Of course, these days, the fix is in. Chappelle is considered the Greatest of All Time among many comedy fans — he says it about himself, wryly, toward the end of the special — and The Closer finds him surrounded by an enthusiastic audience in Detroit ready to go wherever he takes them.
That much is obvious, early in the special, where he talks about an idea for a film centered on an ancient civilization that discovered space travel, left the planet and then came back, determined to claim the Earth for their own. His punchline is the title for the film: Space Jews.
Even the adoring audience in Detroit took a breath on that one. "It's gonna get worse than that," Chappelle retorts, laughing. But I'm not sure it did. Because that was pretty awful.

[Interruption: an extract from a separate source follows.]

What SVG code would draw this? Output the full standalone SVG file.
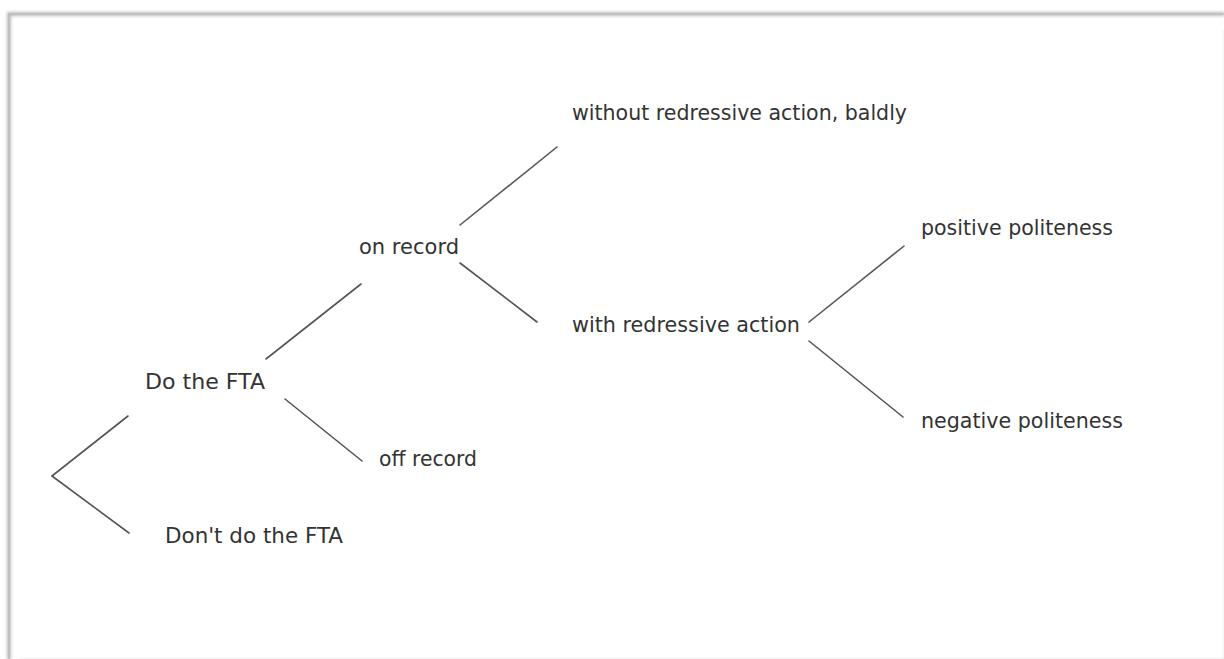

Coming from Chappelle, a joke like that felt like a dare. He knows, in the moment, that such a punchline will briefly break the spell he has on the audience, make them rethink their allegiance to him, at least for a second. And he'll have to work a little to get them back on his team again — which he does.
(He also knows reviewers like me will quote the joke and criticize him for it, which I am. I don't really care what point he's trying to make; a joke that sounds like antisemitism gets a hard pass from me.)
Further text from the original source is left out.